The world of antiquities looting has crossed into the realm of terrorism—the ancient pot you buy on eBay, or at a prestigious auction house, might be funding jihadists.
The union of art and terrorism is nothing new. In the 1970s, IRA operatives stole art on several occasions from Irish private collections, in order to sell or swap for the release of political prisoners. In 1999, Mohammed Atta, one of the masterminds behind the 9/11 attacks, flew to Germany with photographs of looted Afghan antiquities, which he sought to sell in order, in his own words, “to buy a plane” that would have been crashed into American buildings. Just a few weeks ago, ISIS bulldozed the ancient Assyrian city of Nimrud and smashed statues at a museum in Mosul, destroying pre-Islamic monuments and artifacts, while news filtered out that they were earning “as much as tens of millions” by selling antiquities looted from territory in occupied Syria alone, to foreign buyers. Just days ago, terrorists stormed a museum in Tunisia and killed everyone they found inside. Stolen art and looted antiquities fund terrorist groups. So why has it taken so long for the world to take this seriously, or even notice?
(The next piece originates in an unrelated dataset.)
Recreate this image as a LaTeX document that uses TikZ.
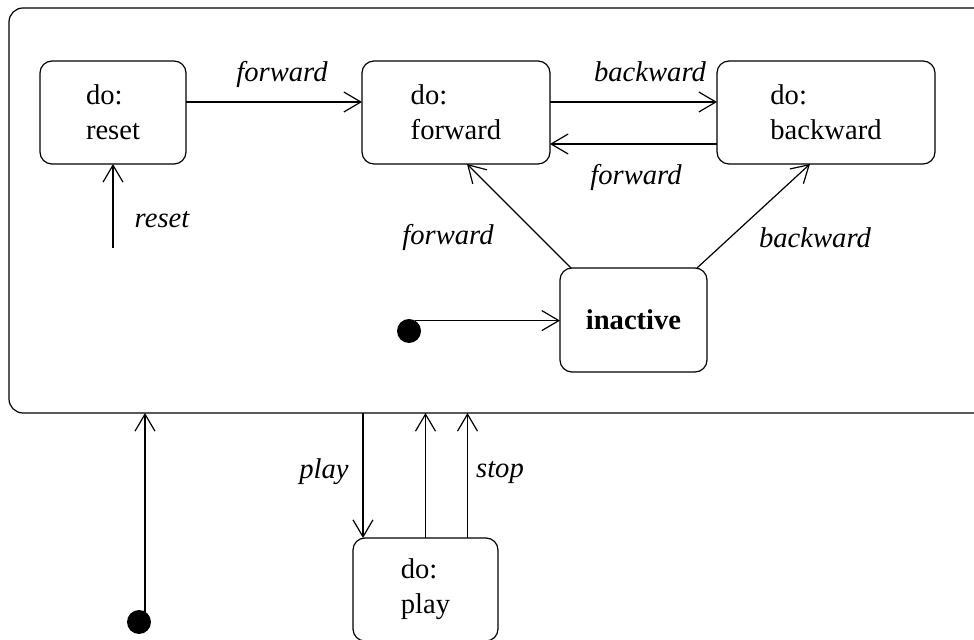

Of course, this is old news to those of us who study art crime. As early as 2005, U.S. Marine Col. Matthew Bogdanos and colleagues presented evidence, much of it still classified due to active operations, at the annual Interpol conference in Lyon on stolen works of art, that terrorist groups were funding their activities by selling looted antiquities abroad. At the same meeting, it was announced that art crime was perhaps the third-highest-grossing criminal trade worldwide, behind only the drug and arms trades. This was also the year when Der Spiegel broke the news about Mohammed Atta trying to sell looted antiquities in a precursor to the hijacking plan for 9/11.